> **Short problem**:
With all pictures omitted, return verbatim the lines from the beginning of the records below through the line containing "pLeft = 45.5, pRight".

> **Source code of charts**:
[start]

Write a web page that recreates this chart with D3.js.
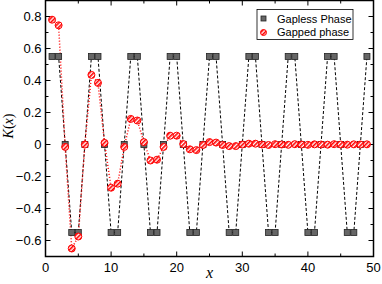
<!DOCTYPE html>
<html>
<head>
<meta charset="utf-8">
<script src="https://cdn.jsdelivr.net/npm/d3@7"></script>
<style>
  body { margin: 0; background: #fff; }
  text { font-family: 'Liberation Sans', Arial, sans-serif; }
</style>
</head>
<body>
<svg id="chart" width="382" height="284"></svg>
<script>

var xValues = [ 1, 2, 3, 4, 5, 6, 7, 8, 9, 10, 11, 12, 13, 14, 15, 16, 17, 18, 19, 20,
  21, 22, 23, 24, 25, 26, 27, 28, 29, 30, 31, 32, 33, 34, 35, 36, 37, 38, 39, 40,
  41, 42, 43, 44, 45, 46, 47, 48, 49 ];

var gapless = [ 0.55, 0.55, 0, -0.55, -0.55, 0, 0.55, 0.55, 0, -0.55, -0.55, 0,
  0.55, 0.55, 0, -0.55, -0.55, 0, 0.55, 0.55, 0, -0.55, -0.55, 0,
  0.55, 0.55, 0, -0.55, -0.55, 0, 0.55, 0.55, 0, -0.55, -0.55, 0,
  0.55, 0.55, 0, -0.55, -0.55, 0, 0.55, 0.55, 0, -0.55, -0.55, 0, 0.55 ];

var gapped = [ 0.78, 0.745, -0.015, -0.65, -0.575, 0.0, 0.435, 0.385, 0.01, -0.27,
  -0.245, -0.015, 0.16, 0.15, 0.015, -0.1, -0.095, -0.015, 0.055, 0.055,
  0.003, -0.03, -0.035, -0.003, 0.015, 0.012, -0.003, -0.01, -0.01, 0.0,
  0.005, 0.005, 0.0, -0.003, 0.002, 0.0, -0.002, 0.002, 0.0, -0.002,
  0.001, 0.0, -0.001, 0.002, 0.0, -0.001, 0.001, 0.0, 0.001 ];

var xTicks = [ 0, 10, 20, 30, 40, 50 ],
  xMinor = [ 5, 15, 25, 35, 45 ],
  yTicks = [ -0.6, -0.4, -0.2, 0, 0.2, 0.4, 0.6, 0.8 ],
  yMinor = [ -0.7, -0.5, -0.3, -0.1, 0.1, 0.3, 0.5, 0.7, 0.9 ];

var series = [ 'Gapless Phase', 'Gapped phase' ];

var svg = d3.select( '#chart' ),
  pLeft = 45.5, pRight = 373.5, pTop = 0.5, pBottom = 256.5;

var x = d3.scaleLinear().domain( [ 0, 50 ] ).range( [ pLeft, pRight ] );
var y = d3.scaleLinear().domain( [ -0.7, 0.9 ] ).range( [ pBottom, pTop ] );

// hatch for the red circles
var pat = svg.append( 'defs' ).append( 'pattern' )
  .attr( 'id', 'hatch' )
  .attr( 'patternUnits', 'userSpaceOnUse' )
  .attr( 'width', 3 )
  .attr( 'height', 3 )
  .attr( 'patternTransform', 'rotate(-45)' );
pat.append( 'rect' ).attr( 'width', 3 ).attr( 'height', 3 ).attr( 'fill', '#fff' );
pat.append( 'rect' ).attr( 'width', 3 ).attr( 'height', 1.6 ).attr( 'fill', '#f00' );

var pts = xValues.map( ( d, i ) => ( { x: d, a: gapless[ i ], b: gapped[ i ] } ) );

// ticks on all four sides, pointing in
function xticks( vals, len ) {
  var g = svg.append( 'g' ).attr( 'stroke', '#000' ).attr( 'stroke-width', 1 );
  vals.forEach( v => {
    g.append( 'line' ).attr( 'x1', x( v ) ).attr( 'x2', x( v ) ).attr( 'y1', pBottom ).attr( 'y2', pBottom - len );
    g.append( 'line' ).attr( 'x1', x( v ) ).attr( 'x2', x( v ) ).attr( 'y1', pTop ).attr( 'y2', pTop + len );
  } );
}
xticks( xTicks, 5 );
xticks( xMinor, 3 );

function yticks( vals, len ) {
  var g = svg.append( 'g' ).attr( 'stroke', '#000' ).attr( 'stroke-width', 1 );
  vals.forEach( v => {
    g.append( 'line' ).attr( 'y1', y( v ) ).attr( 'y2', y( v ) ).attr( 'x1', pLeft ).attr( 'x2', pLeft + len );
    g.append( 'line' ).attr( 'y1', y( v ) ).attr( 'y2', y( v ) ).attr( 'x1', pRight ).attr( 'x2', pRight - len );
  } );
}
yticks( yTicks, 5 );
yticks( yMinor, 3 );

svg.append( 'g' )
  .selectAll( 'text' )
  .data( xTicks ).enter().append( 'text' )
    .attr( 'x', d => x( d ) )
    .attr( 'y', pBottom + 15 )
    .attr( 'text-anchor', 'middle' )
    .attr( 'font-size', 13 )
    .text( d => d );

svg.append( 'g' )
  .selectAll( 'text' )
  .data( yTicks ).enter().append( 'text' )
    .attr( 'x', pLeft - 4 )
    .attr( 'y', d => y( d ) + 4.5 )
    .attr( 'text-anchor', 'end' )
    .attr( 'font-size', 13 )
    .text( d => d === 0 ? '0' : d3.format( '.1f' )( d ) );

// axis titles
svg.append( 'text' )
  .attr( 'transform', 'translate(13,126) rotate(-90)' )
  .attr( 'text-anchor', 'middle' )
  .style( 'font-family', "'Liberation Serif', 'Times New Roman', serif" )
  .attr( 'font-size', 14 )
  .html( '<tspan font-style="italic">K</tspan>(<tspan font-style="italic">x</tspan>)' );

svg.append( 'text' )
  .attr( 'x', x( 25 ) )
  .attr( 'y', 278 )
  .attr( 'text-anchor', 'middle' )
  .style( 'font-family', "'Liberation Serif', 'Times New Roman', serif" )
  .attr( 'font-size', 16 )
  .attr( 'font-style', 'italic' )
  .text( 'x' );

// lines
svg.append( 'path' )
  .datum( pts )
  .attr( 'fill', 'none' )
  .attr( 'stroke', '#000' )
  .attr( 'stroke-width', 1 )
  .attr( 'stroke-dasharray', '3,2' )
  .attr( 'd', d3.line().x( d => x( d.x ) ).y( d => y( d.a ) ) );

svg.append( 'path' )
  .datum( pts )
  .attr( 'fill', 'none' )
  .attr( 'stroke', '#f00' )
  .attr( 'stroke-width', 1.5 )
  .attr( 'stroke-dasharray', '1,2' )
  .attr( 'd', d3.line().x( d => x( d.x ) ).y( d => y( d.b ) ) );

// markers
svg.append( 'g' )
  .selectAll( 'rect' )
  .data( pts ).enter().append( 'rect' )
    .attr( 'x', d => x( d.x ) - 3 )
    .attr( 'y', d => y( d.a ) - 3 )
    .attr( 'width', 6 )
    .attr( 'height', 6 )
    .attr( 'fill', '#666' )
    .attr( 'stroke', '#222' )
    .attr( 'stroke-width', 0.8 );

svg.append( 'g' )
  .selectAll( 'circle' )
  .data( pts ).enter().append( 'circle' )
    .attr( 'cx', d => x( d.x ) )
    .attr( 'cy', d => y( d.b ) )
    .attr( 'r', 3.5 )
    .attr( 'fill', 'url(#hatch)' )
    .attr( 'stroke', '#f00' )
    .attr( 'stroke-width', 1 );

// frame
svg.append( 'rect' )
  .attr( 'x', pLeft )
  .attr( 'y', pTop )
  .attr( 'width', pRight - pLeft )
  .attr( 'height', pBottom - pTop )
  .attr( 'fill', 'none' )
  .attr( 'stroke', '#000' )
  .attr( 'stroke-width', 1.5 );

// legend
var legend = svg.append( 'g' ).attr( 'transform', 'translate(257,9.5)' );
legend.append( 'rect' )
  .attr( 'width', 96 )
  .attr( 'height', 30 )
  .attr( 'fill', '#fff' )
  .attr( 'stroke', '#000' )
  .attr( 'stroke-width', 0.8 );

legend.append( 'rect' )
  .attr( 'x', 4 ).attr( 'y', 6.5 ).attr( 'width', 5 ).attr( 'height', 5 )
  .attr( 'fill', '#666' ).attr( 'stroke', '#222' ).attr( 'stroke-width', 0.8 );
legend.append( 'circle' )
  .attr( 'cx', 6.5 ).attr( 'cy', 23 ).attr( 'r', 3 )
  .attr( 'fill', 'url(#hatch)' ).attr( 'stroke', '#f00' ).attr( 'stroke-width', 1 );

legend.selectAll( '.lab' )
  .data( series ).enter().append( 'text' )
    .attr( 'class', 'lab' )
    .attr( 'x', 20 )
    .attr( 'y', ( d, i ) => 13 + i * 13.5 )
    .attr( 'font-size', 11 )
    .text( d => d );

</script>
</body>
</html>
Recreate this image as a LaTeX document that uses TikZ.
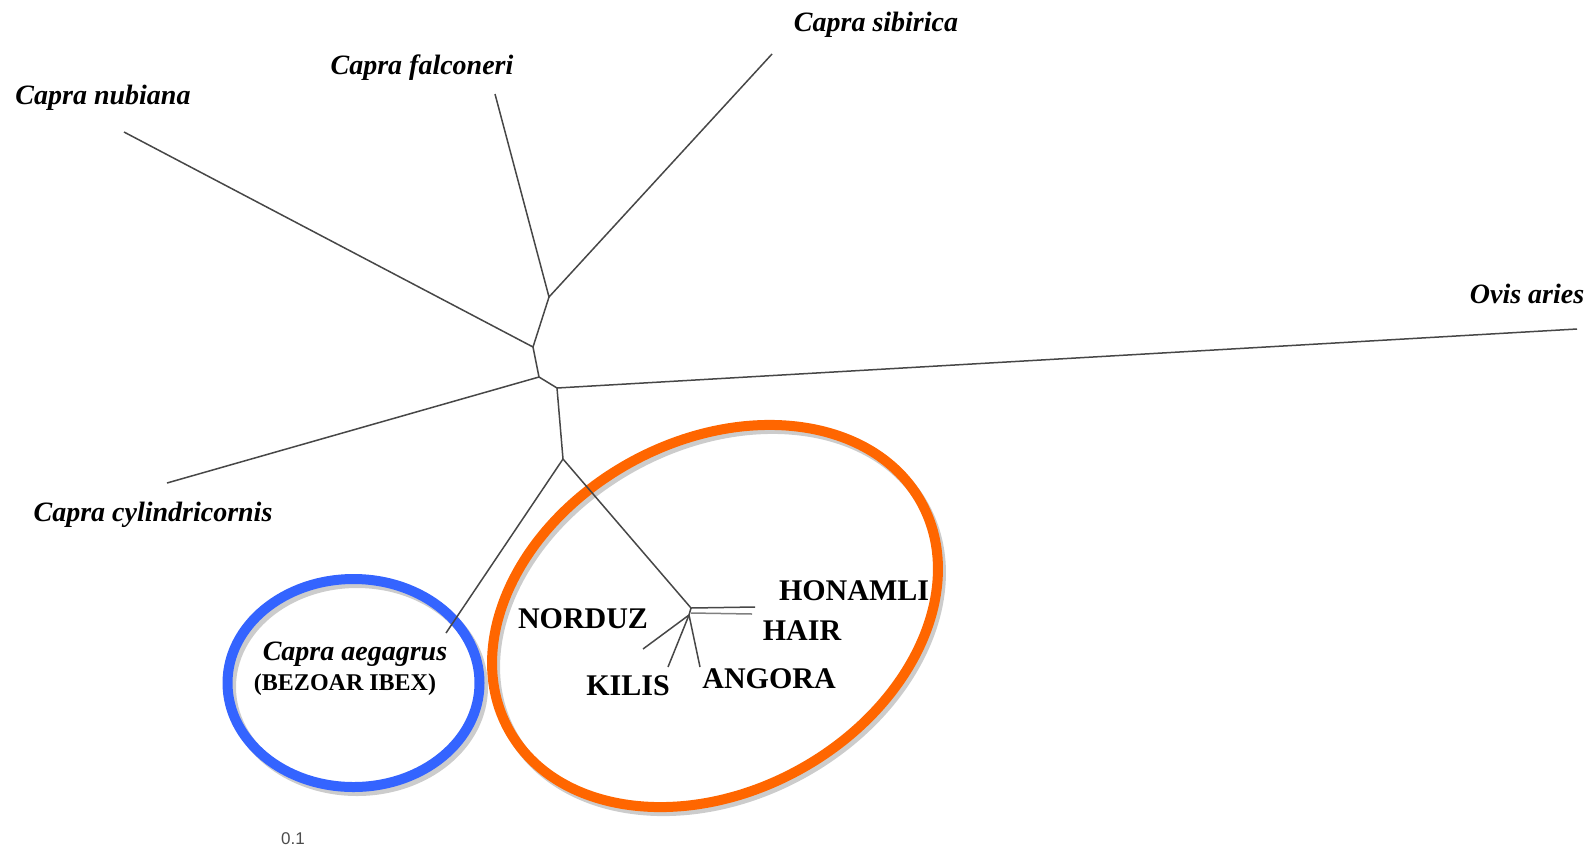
\documentclass[tikz,border=0pt]{standalone}
\usepackage{fontspec}
\setmainfont{Liberation Serif}
\newfontfamily\labsans{Liberation Sans}
\definecolor{ringblue}{RGB}{52,100,255}
\definecolor{ringorange}{RGB}{255,102,0}
\begin{document}
\begin{tikzpicture}[x=1pt,y=-1pt,
  branch/.style={draw=black!72,line width=1.5pt},
  sp/.style={font=\fontsize{28}{31}\selectfont\bfseries\itshape,inner sep=0pt},
  breed/.style={font=\fontsize{30}{33}\selectfont\bfseries,inner sep=0pt},
  ring/.style={line width=10pt},
  shadowring/.style={line width=10pt,draw=black!20}]
\useasboundingbox (0,0) rectangle (1589,852);
% ellipses
\draw[shadowring] (357,687) ellipse [x radius=126, y radius=104];
\draw[ring,draw=ringblue] (353.5,683) ellipse [x radius=126, y radius=104];
\draw[shadowring,rotate around={28.9:(718,620)}] (718,620) ellipse [x radius=235.5, y radius=175.3];
\draw[ring,draw=ringorange,rotate around={28.9:(715,616)}] (715,616) ellipse [x radius=235.5, y radius=175.3];
% tree coordinates
\coordinate (A) at (549,297);
\coordinate (B) at (533,347);
\coordinate (C) at (539,377);
\coordinate (D) at (557,388);
\coordinate (E) at (563,459);
\coordinate (F) at (691,608);
\coordinate (F2) at (689,615);
\coordinate (lfal) at (495,94);
\coordinate (lsib) at (772,54);
\coordinate (lnub) at (124,132);
\coordinate (lcyl) at (167,483);
\coordinate (lovi) at (1577,329);
\coordinate (laeg) at (446,633);
\coordinate (lhon) at (755,607);
\coordinate (lhai1) at (691,613);
\coordinate (lhai) at (752,614);
\coordinate (lnor) at (643,649);
\coordinate (lkil) at (668,667);
\coordinate (lang) at (700,667);
\draw[branch] (lfal) -- (A) -- (lsib);
\draw[branch] (A) -- (B) -- (lnub);
\draw[branch] (B) -- (C) -- (lcyl);
\draw[branch] (C) -- (D) -- (lovi);
\draw[branch] (D) -- (E) -- (laeg);
\draw[branch] (E) -- (F) -- (lhon);
\draw[branch,draw=black!50] (lhai1) -- (lhai);
\draw[branch] (F) -- (F2);
\draw[branch] (F2) -- (lnor);
\draw[branch] (F2) -- (lkil);
\draw[branch] (F2) -- (lang);
% labels
\node[sp] (tsib) at (876,25) {Capra sibirica};
\node[sp] (tfal) at (422,68) {Capra falconeri};
\node[sp] (tnub) at (103,98) {Capra nubiana};
\node[sp] (tovi) at (1527,294) {Ovis aries};
\node[sp] (tcyl) at (153,515) {Capra cylindricornis};
\node[sp] (taeg) at (355,654) {Capra aegagrus};
\node[font=\fontsize{24}{26}\selectfont\bfseries,inner sep=0pt] (tbez) at (345,685) {(BEZOAR IBEX)};
\node[breed] (tnor) at (583,619) {NORDUZ};
\node[breed] (thon) at (854,591) {HONAMLI};
\node[breed] (thai) at (802,631) {HAIR};
\node[breed] (tkil) at (628,686) {KILIS};
\node[breed] (tang) at (769,679) {ANGORA};
\node[font=\labsans\fontsize{17}{19}\selectfont,text=black!70,inner sep=0pt] (scale) at (293,839) {0.1};
\end{tikzpicture}
\end{document}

[end]

> **Problem solution**:
Write a web page that recreates this chart with D3.js.
<!DOCTYPE html>
<html>
<head>
<meta charset="utf-8">
<script src="https://cdn.jsdelivr.net/npm/d3@7"></script>
<style>
  body { margin: 0; background: #fff; }
  text { font-family: 'Liberation Sans', Arial, sans-serif; }
</style>
</head>
<body>
<svg id="chart" width="382" height="284"></svg>
<script>

var xValues = [ 1, 2, 3, 4, 5, 6, 7, 8, 9, 10, 11, 12, 13, 14, 15, 16, 17, 18, 19, 20,
  21, 22, 23, 24, 25, 26, 27, 28, 29, 30, 31, 32, 33, 34, 35, 36, 37, 38, 39, 40,
  41, 42, 43, 44, 45, 46, 47, 48, 49 ];

var gapless = [ 0.55, 0.55, 0, -0.55, -0.55, 0, 0.55, 0.55, 0, -0.55, -0.55, 0,
  0.55, 0.55, 0, -0.55, -0.55, 0, 0.55, 0.55, 0, -0.55, -0.55, 0,
  0.55, 0.55, 0, -0.55, -0.55, 0, 0.55, 0.55, 0, -0.55, -0.55, 0,
  0.55, 0.55, 0, -0.55, -0.55, 0, 0.55, 0.55, 0, -0.55, -0.55, 0, 0.55 ];

var gapped = [ 0.78, 0.745, -0.015, -0.65, -0.575, 0.0, 0.435, 0.385, 0.01, -0.27,
  -0.245, -0.015, 0.16, 0.15, 0.015, -0.1, -0.095, -0.015, 0.055, 0.055,
  0.003, -0.03, -0.035, -0.003, 0.015, 0.012, -0.003, -0.01, -0.01, 0.0,
  0.005, 0.005, 0.0, -0.003, 0.002, 0.0, -0.002, 0.002, 0.0, -0.002,
  0.001, 0.0, -0.001, 0.002, 0.0, -0.001, 0.001, 0.0, 0.001 ];

var xTicks = [ 0, 10, 20, 30, 40, 50 ],
  xMinor = [ 5, 15, 25, 35, 45 ],
  yTicks = [ -0.6, -0.4, -0.2, 0, 0.2, 0.4, 0.6, 0.8 ],
  yMinor = [ -0.7, -0.5, -0.3, -0.1, 0.1, 0.3, 0.5, 0.7, 0.9 ];

var series = [ 'Gapless Phase', 'Gapped phase' ];

var svg = d3.select( '#chart' ),
  pLeft = 45.5, pRight = 373.5, pTop = 0.5, pBottom = 256.5;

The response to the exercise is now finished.